The Age, 23 March 2009; Canberra Times, 23 March 2009; Herald Sun, 23 March 2009

A group of fifteen education bodies has written to all Australian Education Ministers, requesting that legislation be introduced to prevent the publication of league tables of school performance information. The group of signatories to the letter includes government and non-government school teacher unions, principal associations and teacher professional bodies.

The signatories have expressed concern about the new requirements under the 2009-2012 funding period for schools to publicly disclose performance data. The letter argues that legislative action should be taken, ‘prohibiting the creation and publication of league tables flowing from the collection of student and school performance data’.

While they welcome comments from state and territory ministers that they would only make comparisons between ‘like’ schools, the signatories have argued that the media and other third parties could manipulate the information to form league tables that compare all schools’ performance.

They have indicated that ‘the profession requires assurances that the misuse of this data will not occur. The damage to curriculum provision, students and entire school communities resulting from league tables is well-documented in international research and evidence. Legislative action is now required to prohibit their creation and publication by third parties.’

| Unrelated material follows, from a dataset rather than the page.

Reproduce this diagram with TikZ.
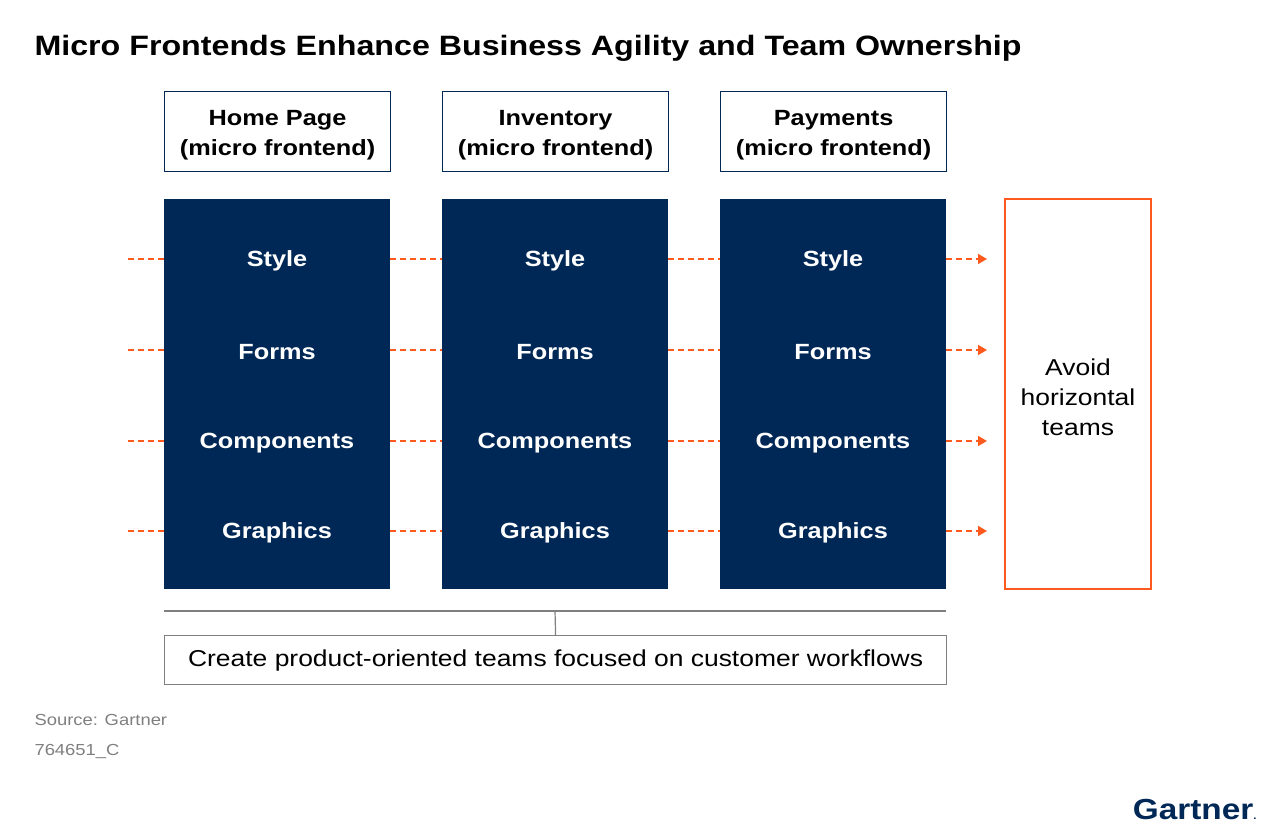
\documentclass[tikz,border=0pt]{standalone}
\usepackage{fontspec}
\setmainfont{Liberation Sans}[FakeStretch=1.15]
\usetikzlibrary{arrows.meta}
\definecolor{navy}{HTML}{002856}
\definecolor{orng}{HTML}{FF5A1E}
\definecolor{gry}{HTML}{7F7F7F}
\tikzset{
 hdr/.style={draw=navy,line width=1.2pt,minimum width=226pt,minimum height=80pt,anchor=north west,inner sep=0pt},
 hdrtxt/.style={align=center,font=\fontsize{22}{30}\selectfont\bfseries},
 col/.style={fill=navy,minimum width=226pt,minimum height=390pt,anchor=north west,inner sep=0pt},
 itm/.style={text=white,font=\fontsize{22}{26}\selectfont\bfseries},
 dsh/.style={draw=orng,line width=1.8pt,dash pattern=on 6pt off 4pt},
 arr/.style={dsh,-{Triangle[length=9pt,width=10pt,fill=orng]}},
}
\begin{document}
\begin{tikzpicture}[x=1pt,y=-1pt]
\useasboundingbox (0,0) rectangle (1280,837);
\node[anchor=west,font=\fontsize{28}{32}\selectfont\bfseries] (title) at (31,48) {Micro Frontends Enhance Business Agility and Team Ownership};
\foreach \n/\x/\t in {a/164/Home Page,b/442/Inventory,c/720/Payments}{
 \node[hdr] (h\n) at (\x,91) {};
 \node[hdrtxt] (t\n) at ([yshift=-4pt]h\n.center) {\t\\(micro frontend)};
 \node[col] (c\n) at (\x,199) {};
}
\foreach \n/\x in {a/277,b/555,c/833}{
 \node[itm] (s\n) at (\x,261) {Style};
 \node[itm] (f\n) at (\x,352) {Forms};
 \node[itm] (k\n) at (\x,443) {Components};
 \node[itm] (g\n) at (\x,533) {Graphics};
}
\draw[orng,line width=1.5pt] (1005,199) rectangle (1151,589);
\node[align=center,font=\fontsize{23}{30}\selectfont] (avoid) at (1078,397) {Avoid\\horizontal\\teams};
\foreach \y/\r in {259/s,350/f,441/k,531/g}{
 \coordinate (l\r) at (128,\y);
 \coordinate (e\r) at (987,\y);
 \draw[dsh] (l\r) -- (ca.west |- l\r);
 \draw[dsh] (ca.east |- l\r) -- (cb.west |- l\r);
 \draw[dsh] (cb.east |- l\r) -- (cc.west |- l\r);
 \draw[arr] (cc.east |- l\r) -- (e\r);
}
\node[draw=gry,line width=1.2pt,minimum width=782pt,minimum height=49pt,anchor=north west,inner sep=0pt,font=\fontsize{23}{26}\selectfont] (prod) at (164,635) {Create product-oriented teams focused on customer workflows};
\coordinate (bl) at (164,611); \coordinate (br) at (946,611); \coordinate (bm) at (555,611);
\draw[gry,line width=1.2pt] (bl) -- (br);
\draw[gry,line width=1.2pt] (bm) -- (prod.north);
\node[anchor=west,text=gry,font=\fontsize{16}{20}\selectfont] (src) at (31,720) {Source: Gartner};
\node[anchor=west,text=gry,font=\fontsize{16}{20}\selectfont] (id) at (31,751) {764651\_C};
\node[anchor=east,text=navy,font=\fontsize{29}{34}\selectfont\bfseries] (logo) at (1260,810) {Gartner{\fontsize{10}{10}\selectfont.}};
\end{tikzpicture}
\end{document}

A spokesperson for the Australian Government Minister for Education, Employment and Workplace Relations, Ms Julia Gillard, stated that the ‘new era of transparency’ was aimed at ‘lifting school performance and better targeting resources’, and that the release of school performance data would enable the public to make comparisons between schools serving similar student populations and between schools in close proximity of each other. The spokesperson stated that ‘the Rudd Government is not interested in simplistic league tables which rank schools according to raw test scores, and these will not be a product of the new framework’.